Mechanistic classification of cement treated base in Western Australia

Abstract

Cement treated crushed rocks are increasingly seen as viable pavement materials capable of meeting increasing loads of current traffic conditions. Cement treatment of crushed rocks forms interlocking matrices between aggregates, altering the physical construct of the material. The change in properties ultimately leads to improved mechanical performance allowing otherwise mechanically unsuitable materials to be selected as sound pavement base. In Australia, the mechanistic-empirical design approach for flexible pavements considers the strength and stiffness developed by cementitiously bound materials by taking into account the flexural modulus of the composite material, Ef. The distinction between bound or unbound material is therefore pivotal to streamline the design process. Current Austroad guidelines for the classification of cement treated base are dependent on the Unconfined Compressive Strength (UCS).

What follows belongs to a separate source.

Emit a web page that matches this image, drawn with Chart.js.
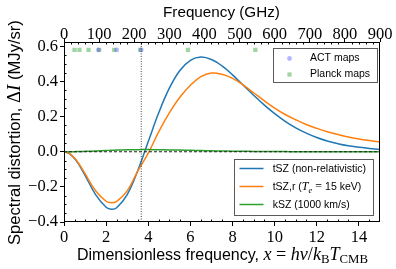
<!DOCTYPE html>
<html><head><meta charset="utf-8">
<script src="https://cdn.jsdelivr.net/npm/chart.js@4.4.1/dist/chart.umd.min.js"></script>
<style>html,body{margin:0;padding:0;background:#fff;overflow:hidden}</style>
</head><body>
<canvas id="c" width="396" height="269"></canvas>
<script>
// ---- data ----
const xDimless = [0,0.25,0.5,0.75,1,1.5,2,2.25,2.5,3,3.5,4,4.5,5,5.5,6,6.5,7,7.5,8,8.5,9,9.5,10,10.5,11,11.5,12,12.5,13,13.5,14,14.5,15];
const tszNonRel = [0,-0.010,-0.038,-0.081,-0.134,-0.244,-0.316,-0.327,-0.319,-0.244,-0.108,0.058,0.223,0.362,0.463,0.521,0.539,0.525,0.489,0.438,0.380,0.322,0.267,0.217,0.173,0.136,0.106,0.081,0.061,0.046,0.034,0.025,0.019,0.0135];
const tszRel = [0,-0.009,-0.036,-0.076,-0.125,-0.222,-0.282,-0.291,-0.283,-0.223,-0.110,-0.008,0.115,0.222,0.310,0.379,0.428,0.448,0.441,0.418,0.381,0.336,0.291,0.249,0.212,0.182,0.155,0.133,0.114,0.098,0.084,0.073,0.064,0.056];
const kszVals = [0,0.0002,0.0006,0.0013,0.0023,0.0047,0.0072,0.0085,0.0095,0.0112,0.0120,0.0122,0.0116,0.0107,0.0094,0.0081,0.0067,0.0055,0.0044,0.0034,0.0027,0.0020,0.0015,0.0011,0.0008,0.0006,0.0004,0.0003,0.0002,0.0002,0.0001,0.0001,0.0001,0];
const actMapsGHz = [98,150,220];
const planckMapsGHz = [30,44,70,100,143,217,353,545];
const mapMarkerLevel = 0.58;
const nullLineGHz = 220;
const xTicksDimless = [0,2,4,6,8,10,12,14];
const yTicks = [-0.4,-0.2,0,0.2,0.4,0.6];
const topTicksGHz = [0,100,200,300,400,500,600,700,800,900];

const SANS = '"Liberation Sans", Arial, sans-serif';
const SERIF = '"Liberation Serif", "Times New Roman", serif';
const C_BLUE = '#1f77b4', C_ORANGE = '#ff7f0e', C_GREEN = '#2ca02c';
const ACT_FILL = 'rgba(60,60,255,0.38)', PLANCK_FILL = 'rgba(44,160,44,0.45)';

function pts(xs, ys){ return xs.map((x,i)=>({x:x, y:ys[i]})); }

function drawRunsFit(ctx, runs, cx, by, targetW){
  const font = (r,k)=> (r.st ? r.st+' ' : '') + (r.sz*k).toFixed(2) + 'px ' + r.fam;
  let w = 0;
  runs.forEach(r=>{ ctx.font = font(r,1); w += ctx.measureText(r.t).width; });
  const k = targetW / w;
  let x = cx - targetW/2;
  runs.forEach(r=>{ ctx.font = font(r,k); ctx.fillText(r.t, x, by + (r.dy||0)*k); x += ctx.measureText(r.t).width; });
}

const decor = {
  id:'decor',
  afterDraw(chart){
    const {ctx, chartArea:a, scales} = chart;
    ctx.save();
    ctx.strokeStyle = '#000'; ctx.lineWidth = 1;
    ctx.strokeRect(Math.round(a.left)+0.5, Math.round(a.top)+0.5, Math.round(a.right-a.left)-1, Math.round(a.bottom-a.top)-1);
    ctx.beginPath();
    for (let v=0.5; v<15; v+=0.5){ if (Math.abs(v%2)<1e-9) continue; const p=Math.round(scales.x.getPixelForValue(v))+0.5; ctx.moveTo(p,a.bottom); ctx.lineTo(p,a.bottom-2.5); }
    for (let g=20; g<900; g+=20){ if (g%100===0) continue; const p=Math.round(scales.x2.getPixelForValue(g))+0.5; ctx.moveTo(p,a.top); ctx.lineTo(p,a.top+2.5); }
    for (let k=-7; k<=12; k++){ if (k%4===0) continue; const v=k*0.05; const p=Math.round(scales.y.getPixelForValue(v))+0.5; ctx.moveTo(a.left,p); ctx.lineTo(a.left+2.5,p); }
    ctx.stroke();

    ctx.fillStyle = '#000';
    ctx.textAlign = 'left'; ctx.textBaseline = 'alphabetic';
    drawRunsFit(ctx, [{t:'Frequency (GHz)', fam:SANS, sz:15}], 221.5, 16.7, 117);
    drawRunsFit(ctx, [
      {t:'Dimensionless frequency, ', fam:SANS, sz:15},
      {t:'x', fam:SERIF, st:'italic', sz:17},{t:' = ', fam:SERIF, sz:17},{t:'hν', fam:SERIF, st:'italic', sz:17},
      {t:'/', fam:SERIF, sz:17},{t:'k', fam:SERIF, st:'italic', sz:17},
      {t:'B', fam:SERIF, sz:12, dy:3},{t:'T', fam:SERIF, st:'italic', sz:17},{t:'CMB', fam:SERIF, sz:12, dy:3}
    ], 222.5, 259.5, 291);
    ctx.save();
    ctx.translate(20, 132.5);
    ctx.rotate(-Math.PI/2);
    drawRunsFit(ctx, [
      {t:'Spectral distortion, ', fam:SANS, sz:15},
      {t:'Δ', fam:SERIF, sz:17},{t:'I', fam:SERIF, st:'italic', sz:17},
      {t:' (MJy/sr)', fam:SANS, sz:15}
    ], 0, 0, 225);
    ctx.restore();

    // legend 1 (maps)
    ctx.fillStyle = 'rgba(255,255,255,0.85)'; ctx.strokeStyle = '#5a5a5a';
    ctx.fillRect(273,48,105,35); ctx.strokeRect(273.5,48.5,104,34);
    ctx.fillStyle = ACT_FILL; ctx.beginPath(); ctx.arc(289.5,58.5,2.4,0,Math.PI*2); ctx.fill();
    ctx.fillStyle = PLANCK_FILL; ctx.fillRect(287.4,72.4,4.2,4.2);
    ctx.fillStyle = '#000'; ctx.textBaseline = 'middle'; ctx.font = '10.5px '+SANS;
    ctx.fillText('ACT maps', 310, 58.5);
    ctx.fillText('Planck maps', 310, 74.5);

    // legend 2 (curves)
    ctx.fillStyle = 'rgba(255,255,255,0.85)'; ctx.strokeStyle = '#5a5a5a';
    ctx.fillRect(234,159,140,57); ctx.strokeRect(234.5,159.5,139,56);
    const rows = [168.5,186.5,204.5], cols = [C_BLUE,C_ORANGE,C_GREEN];
    ctx.lineWidth = 1.5;
    rows.forEach((y,i)=>{ ctx.strokeStyle = cols[i]; ctx.beginPath(); ctx.moveTo(239.5,y); ctx.lineTo(263.5,y); ctx.stroke(); });
    ctx.fillStyle = '#000'; ctx.textBaseline = 'alphabetic';
    const lb = 3.8;
    ctx.font = '10.5px '+SANS; ctx.fillText('tSZ (non-relativistic)', 272.7, rows[0]+lb);
    let x = 272.7;
    const seg = (t,f,dy)=>{ ctx.font=f; ctx.fillText(t,x,rows[1]+lb+(dy||0)); x += ctx.measureText(t).width; };
    seg('tSZ,r (', '10.5px '+SANS); seg('T','italic 12px '+SERIF); seg('e','italic 8.5px '+SERIF,2.5); seg(' = ','12px '+SERIF); seg('15 keV)','10.5px '+SANS);
    ctx.font = '10.5px '+SANS; ctx.fillText('kSZ (1000 km/s)', 272.7, rows[2]+lb);
    ctx.restore();
  }
};

const tickGrid = {display:true, drawOnChartArea:false, drawTicks:true, tickLength:4, tickColor:'#000', tickWidth:1};
const tickFont = {family:'"Liberation Serif", serif', size:16.5};
const lineDs = (label, ys, color, order)=>({label, data:pts(xDimless,ys), borderColor:color, borderWidth:1.5, pointRadius:0, tension:0.4, xAxisID:'x', yAxisID:'y', order});

new Chart(document.getElementById('c').getContext('2d'), {
  type:'line',
  data:{datasets:[
    lineDs('tSZ (non-relativistic)', tszNonRel, C_BLUE, 6),
    lineDs('tSZ,r (Te = 15 keV)', tszRel, C_ORANGE, 5),
    lineDs('kSZ (1000 km/s)', kszVals, C_GREEN, 4),
    {label:'zero', data:[{x:0,y:0},{x:15,y:0}], borderColor:'#222', borderWidth:1, borderDash:[3,2], pointRadius:0, xAxisID:'x', yAxisID:'y', order:3},
    {label:'null', data:[{x:nullLineGHz,y:-0.4},{x:nullLineGHz,y:0.625}], borderColor:'#444', borderWidth:1, borderDash:[1,1.5], pointRadius:0, xAxisID:'x2', yAxisID:'y', order:2},
    {type:'scatter', label:'Planck maps', data:planckMapsGHz.map(f=>({x:f,y:mapMarkerLevel})), pointStyle:'rect', pointRadius:3, backgroundColor:PLANCK_FILL, borderWidth:0, xAxisID:'x2', yAxisID:'y', order:1},
    {type:'scatter', label:'ACT maps', data:actMapsGHz.map(f=>({x:f,y:mapMarkerLevel})), pointStyle:'circle', pointRadius:2.4, backgroundColor:ACT_FILL, borderWidth:0, xAxisID:'x2', yAxisID:'y', order:0}
  ]},
  options:{
    responsive:false, animation:false, devicePixelRatio:1,
    layout:{padding:{left:0,right:16,top:0,bottom:0}},
    plugins:{legend:{display:false}, tooltip:{enabled:false}},
    scales:{
      x:{type:'linear', position:'bottom', min:0, max:15, afterFit(s){s.height=47;},
         afterBuildTicks(s){ s.ticks = xTicksDimless.map(v=>({value:v})); },
         ticks:{autoSkip:false, maxRotation:0, color:'#000', font:tickFont, padding:2, callback:v=>String(v)},
         grid:tickGrid, border:{display:false}},
      x2:{type:'linear', position:'top', min:0, max:900, afterFit(s){s.height=42;},
         afterBuildTicks(s){ s.ticks = topTicksGHz.map(v=>({value:v})); },
         ticks:{autoSkip:false, maxRotation:0, color:'#000', font:tickFont, padding:-7, callback:v=>String(v)},
         grid:tickGrid, border:{display:false}},
      y:{type:'linear', position:'left', min:-0.4, max:0.625, afterFit(s){s.width=64;},
         afterBuildTicks(s){ s.ticks = yTicks.map(v=>({value:v})); },
         ticks:{color:'#000', font:tickFont, padding:2, callback:v=>(v< -1e-9?'−':'')+Math.abs(v).toFixed(1)},
         grid:tickGrid, border:{display:false}}
    }
  },
  plugins:[decor]
});
</script>
</body></html>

Limitations exist in classifying materials with UCS alone, especially in Western Australia (WA) where there are limited studies on mechanistic characterisation of cement treated crushed rocks. This paper provides a regression analysis between UCS and flexural modulus of WA quarried crushed rocks to quantify the cement content which separates bound from unbound behaviour. Variability in sample preparation and testing methods in determining flexural modulus has been known to cause inconsistent results. In response, this investigation applies recent developments in pavement testing regimes for Indirect Tensile Tests and Flexural Beam Test. The relationship between UCS and flexural modulus of cement treated crushed rock as a function of cement content is established, providing a more realistic assumption of the behaviour of cement treated crushed rocks in WA.